In short, every one of these groups is getting special treatment by the government. And who pays for that special treatment? Well, the rest of us do. We subsidize their special treatment. In short, it seems that everyone is getting some sort of ‘special’ deal, we all have our own ‘loophole’ that lets us avoid paying some taxes, and all of us are therefore both subsidizing someone else and in turn being subsidized. Confusing isn’t it?

We’re not done yet.

There is also the issue of who gets the most from government. One of the questions that comes up from time to time is the question of whether someone – say Warren Buffet – benefits more from government then the rest of us. It’s a good question. The basic argument is this: if Warren Buffet has (2010 income, per Forbes Magazine) adjusted gross income of $62,855,038, isn’t he receiving substantially more benefits from the government then the rest of us? In this case, the ‘benefits’ in question are not specific entitlements, but rather that the benefits that he receives from the society as a whole, and the various effects of government. This argument is based on the concept that without the order and legal and economic framework provided by government, he would not be able to generate the income that he is generating.

There is one major problem with this concept: it suggests that his wealth (or anyone else’s wealth) in some way derives from the government, and that the government has primacy. In fact, the central point of the Constitution is that the people – the citizenry – have primacy, and the government’s assigned role is to create and maintain a ‘foundation,’ an ‘infrastructure’ which all can access equally, but after that it is up to the individual. Certainly, we can’t argue that Warren Buffet receives more police protection then anyone else, or more fire department protection. The US Army doesn’t protect him more than it does me, the Department of Education does not provide for him more than me. In fact, in as much as he pays 40 times as much taxes as do I, yet receives the same services at the federal, state and local level, one might argue that he is getting the short end of the stick. When you consider too that his money, when put back into the economy, either simply by way of deposit in a bank, or in a more aggressive and complex manner such as the direct investment in a business, results in both more jobs (at least one for every $100,000), as well as additional tax revenue from the income created by these second order economic actions. In short, Warren Buffet’s millions create more millions, and more tax revenue. So, charging him more because someone says he ‘gets more from the economy’ is really sort of foolish, isn’t it? (For the record, Buffet’s taxable income for 2010 was $39,814,784 and his federal income tax was $6,923,494.)

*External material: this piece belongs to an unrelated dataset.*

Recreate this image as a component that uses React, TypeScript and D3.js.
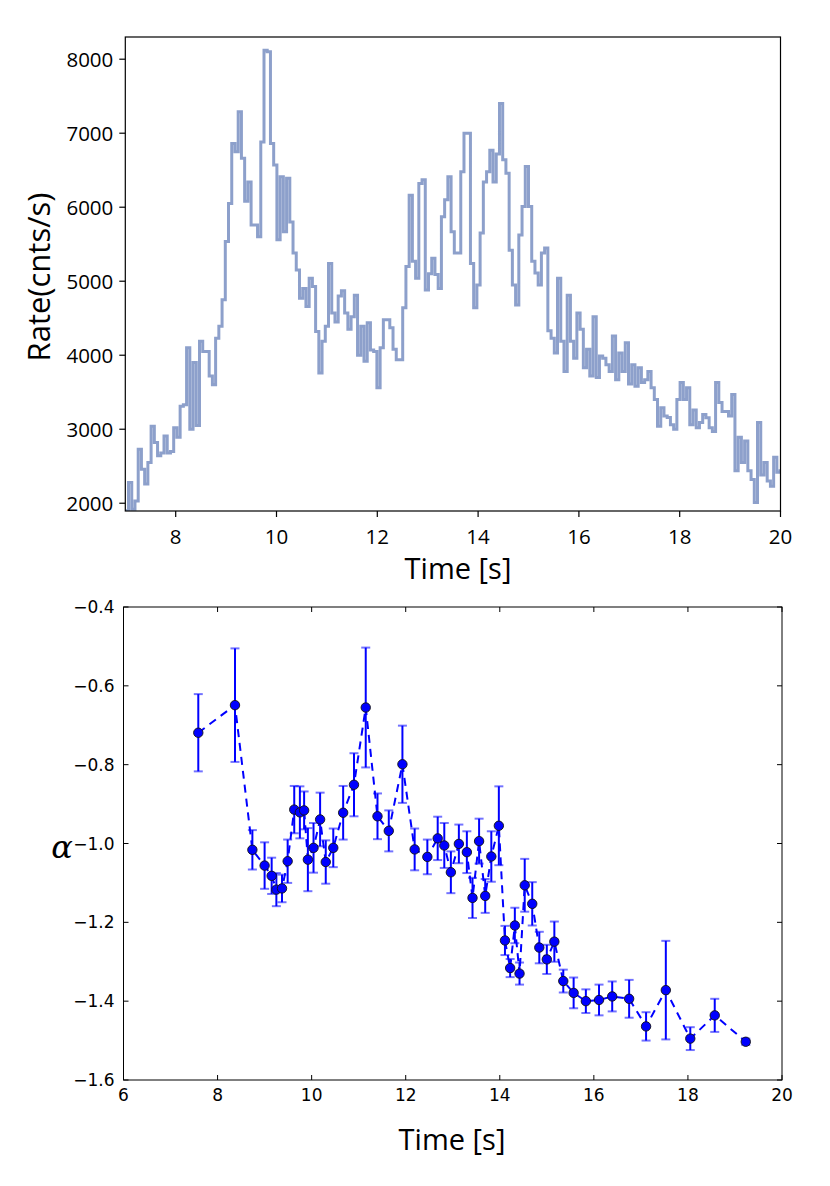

Finally, add on that there are dozens of different kinds of taxes: income taxes, sales taxes, inheritance (also called estate) taxes, excise taxes, capital gains taxes, and many, many more. And, then there are the taxes that you can’t really see. For example, not only are there federal and state taxes on gasoline (for example), there are also the federal and state taxes on the income of the oil company. And taxes on the company that owns the pipeline, the company that owns the truck, etc., etc. All of those payments – obviously – come out of the total revenue from gasoline sales – paid by the consumer. Which means that everyone, even those folks that the federal government says don’t need to pay taxes because they aren’t making enough money – the federal government IS making them pay taxes. It’s just being sneaky about it.

So, where does all this leave us? My mom and dad would probably remind me at this point that life isn’t fair, and I agree – it’s not. But, they would both agree that taxes need to be massively simplified. But before we talk about how taxes might be simplified (in a follow-on article), we really need to answer two final and fundamental questions: Why are there so called progressive tax rates in the first place? And do the benefits to society of ‘progressive tax rates’ more than compensate for any of the costs of such tax rates?

The concept of a progressive income tax is fairly simple: the more money you make, the higher your rate of taxation. \

Is it truly progress to tax people more for earning more? One might argue that, if we wish people to have an incentive to work hard, we – as a government – would reward them for earning more, and the only means the government would have to do such a thing would be to reduce tax rates as you earn more. As it now stands, if you make a certain amount of money and you will pay at a given rate unless of course you qualify for this or that deduction/exception/exemption/loophole, in which case you will pay at a lower rate; but if you earn more that rate will increase. But, and this has been demonstrated time and again by the high and mighty (President Obama and Mr. Buffet for example) that people will go through quite sophisticated gyrations to actually reduce their income and therefore keep their taxes down. Repeat that: people avoid income. Does that really sound like a good policy for any government? “Let’s set up a system under which people will try to avoid increasing their income past a certain level.” That is the unintended consequence of “progressive” taxation.

But certainly there are benefits to society of a progressive tax rate? In fact, progressive tax rates, because the result in skewed economics and often pretzel like twists and turns of logic to avoid taxation, arguably result in less tax revenue then would a simpler tax that was both easier to compute and easier to forecast. Assuming that the point of the taxes – from the government’s perspective – is to raise the most revenue, there has been little to show that progressive tax rates raise the most revenue. What then is the value to society of a progressive tax rate? It would seem that if the value is not to maximize revenue, then the tax scheme must be tailored to provide a non-financial benefit to society. The obvious choice is that a progressive tax scheme conveys to the populace the concept that wealthiest are shouldering the greatest burden. But, if such were the case wouldn’t it be in government’s interest to send the signal that the current tax structure is fair?

Why then is the White House constantly harping about the wealthy not paying their ‘fair share?’ I would recommend you take a look at this article and the chart about half way through the article. ( http://www.financialsamurai.com/2011/04/12/how-much-money-do-the-top-income-earners-make-percent/ ) Two numbers will suffice (numbers for 2010):

The top 1% makes about 20% of the total income in the US; they pay 38% of the income taxes; the top 5% account for 34.7% of all income; they pay 58.72% of all income taxes. And so my question to the President is this: Is that fair?